Today's Papers

The Labor Party

The Los Angeles Times leads with word of a Bush administration plan to “escalate the war of words against Iraq” by training Iraqis in North America, Europe, and the Arab world to speak out against the Saddam Hussein regime. The Washington Post’s lead says that political groups are finding new ways to work around the McCain-Feingold campaign finance law and raise soft money. The New York Times leads with a feature noting the shuttering of wards and curtailing of services at many of the nation’s hospitals, in response to the soaring cost of medical malpractice insurance.

The LAT says that Iraqi exiles will soon be appearing on talk shows, writing op-ed pieces, and giving speeches. Training will be given by the State Department, and according to one subtext-friendly sentence in the article, “The program will bring in journalists and media personalities to teach Iraqis how to ‘become shapers of public opinion’ to counter Hussein’s ‘propaganda machine,’ the State Department official said.” The war of rhetoric will also, according to unnamed U.S. officials and named Iraqi exiles interviewed in advance of training, likely reframe the need for a regime change from that of Saddam’s anti-weapons-inspections policies to how Saddam rules his own citizens. Iraqi-American Muhannad Eshaiker, a California architect who will soon undergo Bush administration training, says several “new arguments” will be introduced into the media. “Is Saddam a legitimate president?” Eshaiker asks, as an example of one such new argument.

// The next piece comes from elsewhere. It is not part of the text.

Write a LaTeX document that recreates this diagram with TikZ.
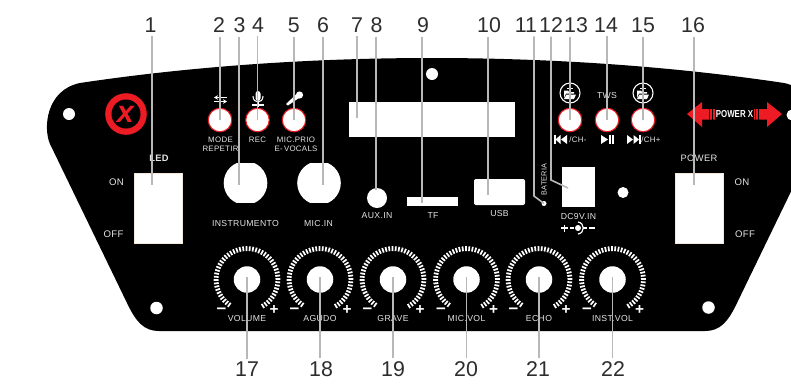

The WP highlights two major ways that new political groups are trying to beat McCain-Feingold legislation effective Nov. 6 that bans “soft money,” or contributions made to political parties and groups without the more severe cap limits of what can be donated to the candidates themselves: Create tax-exempt organizations not covered by the legislation and disengage these new groups from coordinated efforts with the political party and candidate. Supporters of McCain-Feingold are calling into question the legitimacy of the new practices and say they will challenge it in court. The paper attacks activities on both sides of the political fence but reserves its biggest blows for Progress for America, an organization run by the political director of the Bush-Cheney 2000 campaign, for complete nondisclosure of its activities.

According to a survey by the American Hospital Association, cited high in the NYT lead, 20 percent of the association’s 5,000 member hospitals and other health-care organizations have had to cut back on services, and 6 percent have eliminated some units altogether. (No time frame is given.) The NYT points to a few examples, saying that obstetric wards and trauma services have been hit particularly hard. Although the article’s 20th paragraph offers an alternative explanation—”Many obstetrics units have struggled financially because of growing competition and reduced payments from the federal government and private insurers”—the headline, lede, and most of the rest of the article finds little doubt that rising insurance premiums are to blame. As for the cause of that, “the roots of the crisis are complex,” the NYT writes. Many, including Bush and the American Medical Association, say that high jury awards in civil litigation are the cause. Consumer advocates point to insurance company mismanagement. Regardless of the answer, one question the paper misses: Could the curtailing of services actually add to a hospital’s liability should anything go wrong?

The NYT is all over civil action elsewhere too. The paper fronts word that several Roman Catholic priests are filing slander suits against their sexual abuse accusers. Four separate cases in Tulsa, Okla.; Cleveland; and St. Louis, where the plaintiff has had no accusations beyond the one being questioned, are getting private endorsements by their bishop. “We’re witnessing a new and aggressive national strategy,” said a Dallas lawyer who has represented victims of abuse in the past.

Inside the paper, the NYT covers a $300 million lawsuit against the FBI for “false imprisonment.” Joseph Salvati, a reputed Mafioso who spent 30 years in jail for the March 1965 murder of “small-time hoodlum,” Edward Deegan, filed notice with the Justice Department last week that he intended to sue the FBI. According to evidence uncovered in the last five years, the “real” killers were FBI informants never prosecuted.

The LAT off-leads questions about what activities FBI agents are up to in Pakistan. “Between several dozen and a hundred” FBI agents are in Pakistan, confirms an anonymous FBI agent. They are acting as advisers to Pakistani police rounding up terror suspects, and because of that, human rights experts say, the U.S. may be becoming party to Pakistani torture methods of interrogation.

The WP offers a simple reason for the nation’s economic woes on its front page—overcapacity, or too much supply chasing too little demand. “And it can be found these days across a wide swath,” writes the paper: “agriculture, autos, advertising, chemicals, computer hardware and software, consulting, financial services, forest products, furniture, mining, retail, steel, textiles, telecommunications, trucking, and electric generation, just to mention a few.” Meanwhile, on the front of its business section, the paper writes that Starbucks has 4,479 locations in North America, opening three or four stores a day. Furthermore, Washington, D.C., area residents “could” drink 65.5 million cups of specialty coffee per year, company research shows. Only seven states have more than a 100 Starbucks stores. The nation’s capital has 147 and will be opening more soon.